- Cover of the first re-release volume
- Genre: Yaoi
- Written by: Sakae Maeda
- Illustrated by: Tamotsu Takamure
- Published by: Shinshokan
- English publisher: NA: Digital Manga Publishing;
- Magazine: Dear+
- Original run: 1999 – 2000
- Volumes: 4

= Jazz (manga) =

Japanese manga by Tamotsu Takamure

Jazz is a Japanese yaoi manga by Tamotsu Takamure. It was originally published by Shinshokan and released into four tankōbon volumes between December 8, 1999, and June 7, 2000. The series was re-published from September 28, 2004, to February 25, 2006. It has been licensed in the United States and was published by Digital Manga Publishing.

==Plot==
The story is about Naoki, a young man whose illness haunts him like a curse, making his personal life very difficult to bear. This all changes one day for Naoki when he meets the one person who gives him the happiness to vibrant life for as long as he lives; this person happens to be his caretaker.

As Naoki develops romantic feelings for his caretaker, he struggles with uncertainty over whether those feelings are reciprocated.

A wounded soul never fully recovers: Will Naoki suffer the painful blow of unrequited love or will love will be by his side forever and for always?

==Characters==
Naoki Segawa

Age - 18 at the start

Family - Mother, father

History - Subjected to suffering from asthma, had finally found love with his doctor. Currently studying at Tokyo University. His family is fairly wealthy, but Naoki supports himself. Very possessive, quick to assume and sexually aggressive towards Koichi.

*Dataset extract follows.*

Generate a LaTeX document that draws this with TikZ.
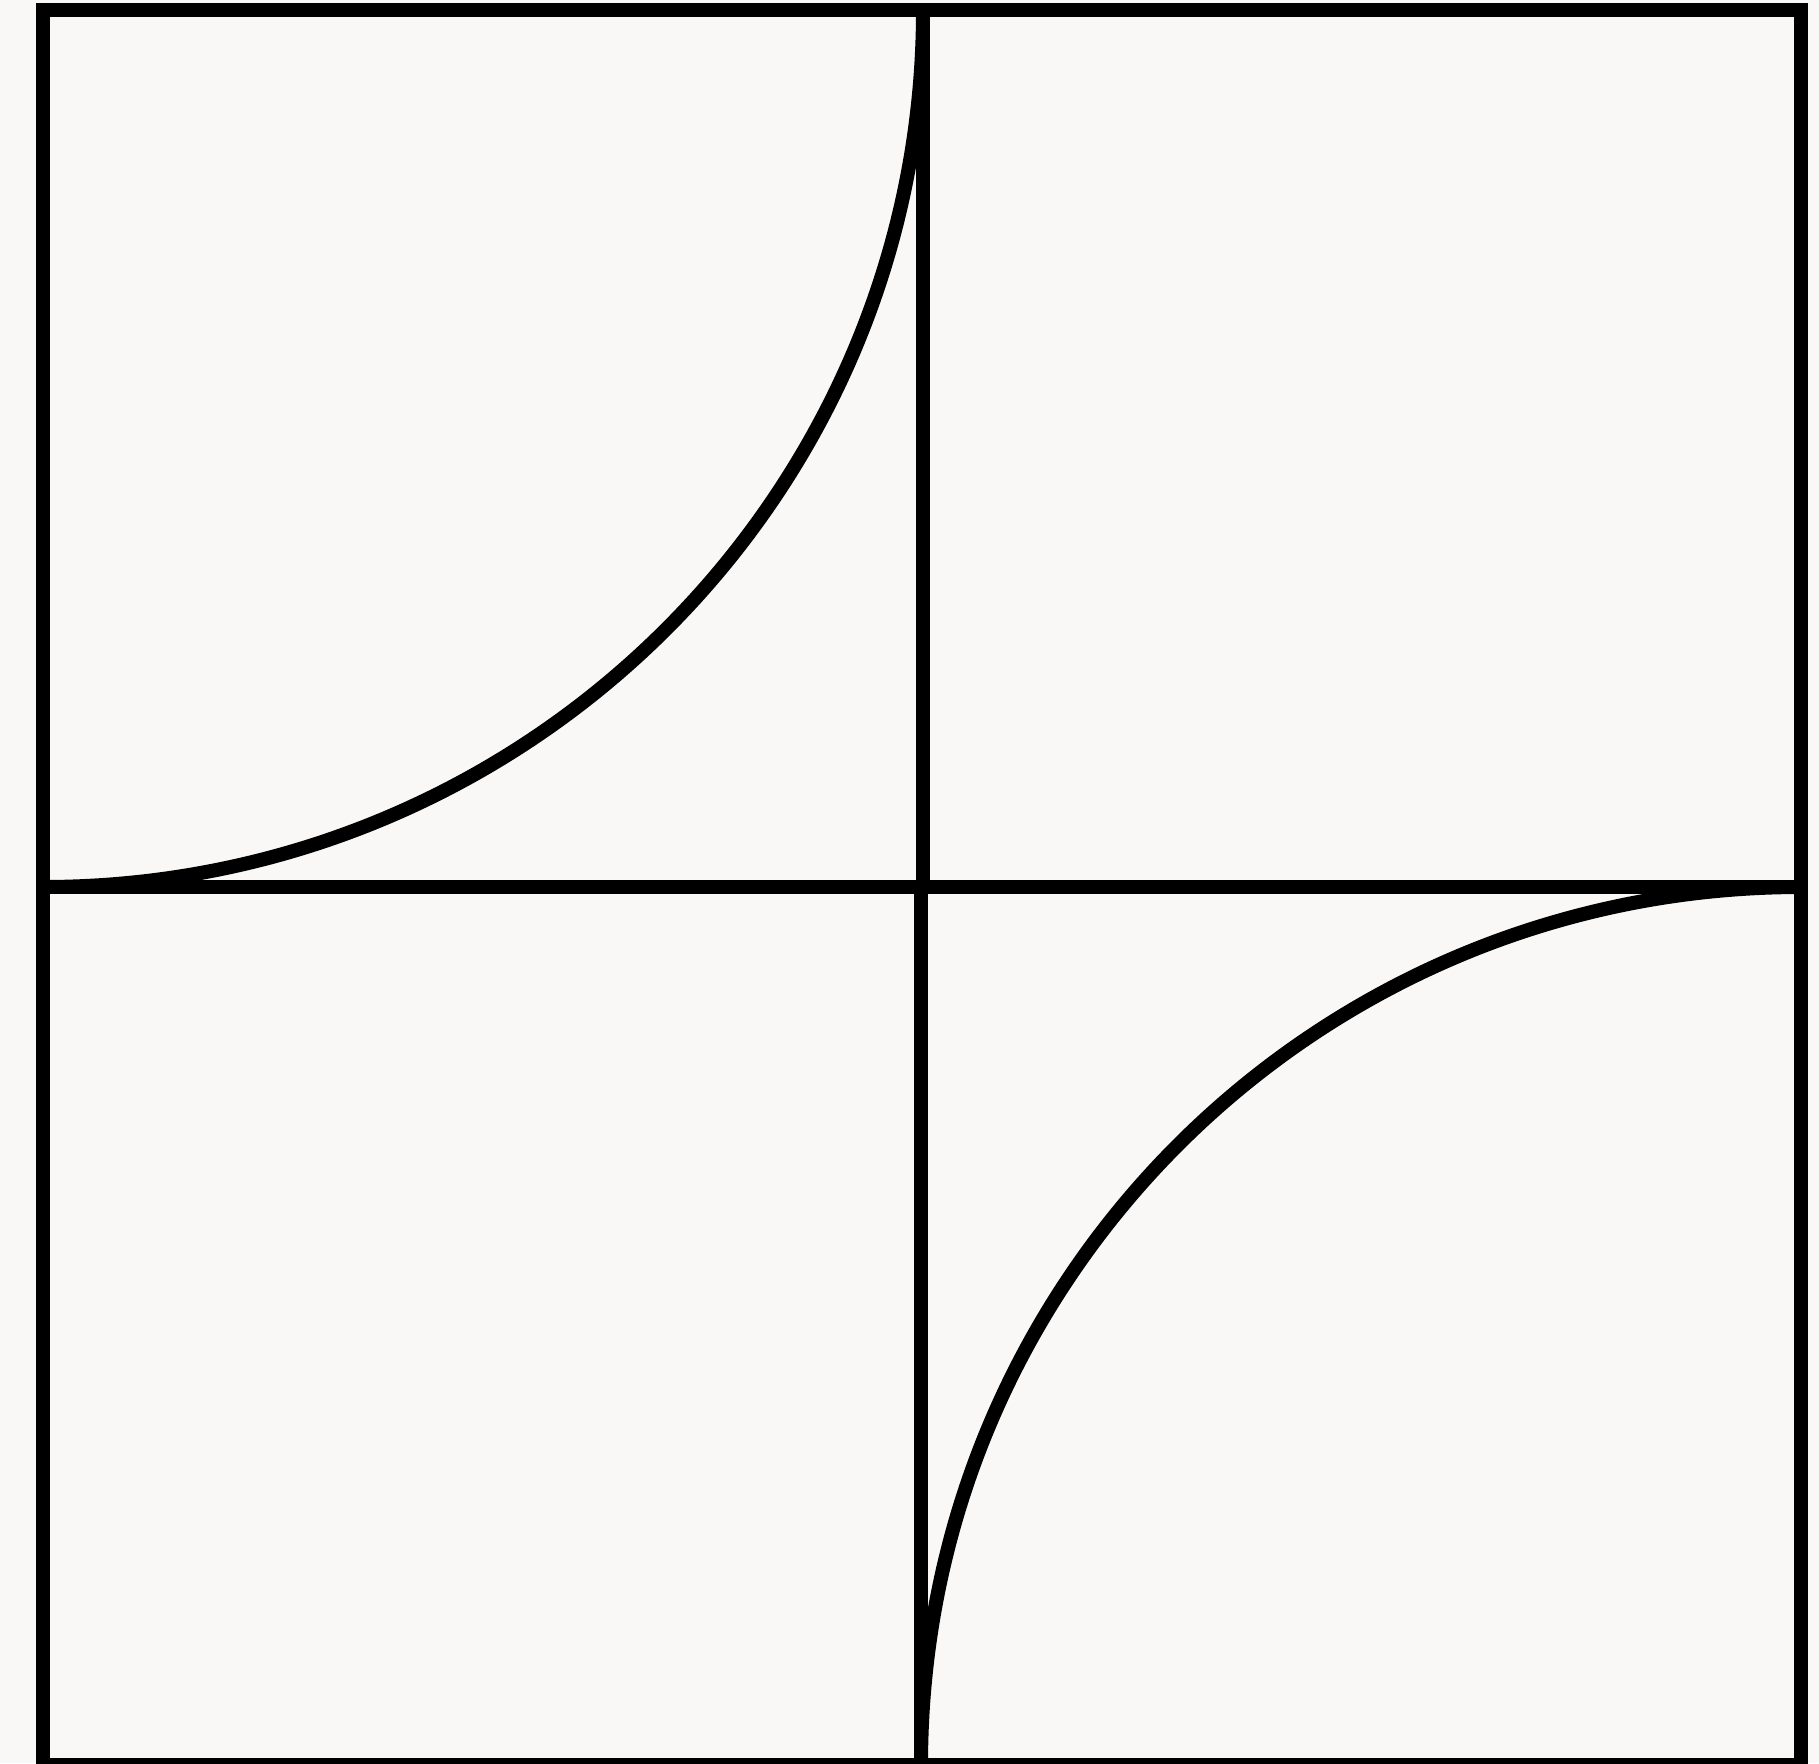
\documentclass[tikz,border=0pt]{standalone}
\definecolor{paper}{HTML}{F9F8F6}
\begin{document}
\begin{tikzpicture}[x=0.01cm,y=-0.01cm,
  edge/.style={draw=black,line width=0.14cm,line join=miter}]
\fill[paper] (0,0) rectangle (1819,1763);
\useasboundingbox (0,0) rectangle (1819,1763);
% corners
\coordinate (tl) at (43,10);
\coordinate (tm) at (923,10);
\coordinate (tr) at (1801,10);
\coordinate (ml) at (43,887);
\coordinate (mmu) at (923,887);
\coordinate (mmd) at (921,887);
\coordinate (mr) at (1801,887);
\coordinate (bl) at (43,1765);
\coordinate (bm) at (921,1765);
\coordinate (br) at (1801,1765);
% four squares
\draw[edge] (tl) rectangle (mmu);
\draw[edge] (tm) rectangle (mr);
\draw[edge] (ml) rectangle (bm);
\draw[edge] (mmd) rectangle (br);
% quarter arcs
\draw[edge] (tm) .. controls (923,494) and (529,887) .. (ml);
\draw[edge] (mr) .. controls (1315,887) and (921,1280) .. (bm);
\end{tikzpicture}
\end{document}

 Dr. Koichi 'Doc' Naruwasa

Age - around late 20 to early 30

Family - Mother & father (deceased)

History - A handsome internal medicine specialist. Had a very emotional distanced relationship with his parents before they died when he was a teenager. A very complicated man with emotional issues. Very timid in his 'relationship' with Naoki.

Michael

Age - around late 20 to early 30

Family - Unknown

History - A friend of Koichi from America. Naoki thought Michael was a member of Koichi's affair, however this was false. Michael seems to be mostly straight. Likes a co-worker named Kathy.

Dr Takino

Age - around late 20 to early 30

Family - Unknown

History - A talented doctor who works in the same hospital as Koichi. Seems to like Koichi, but luckily Dr Muzushima keeps him in line. He is usually upbeat and takes care of everyone.

Dr Muzishima

Age - around late 20 to early 30

Family - Unknown

History - Another doctor at the hospital. Seems to be connected to Dr Takino in a more than professional manner. A quiet and withdrawn man.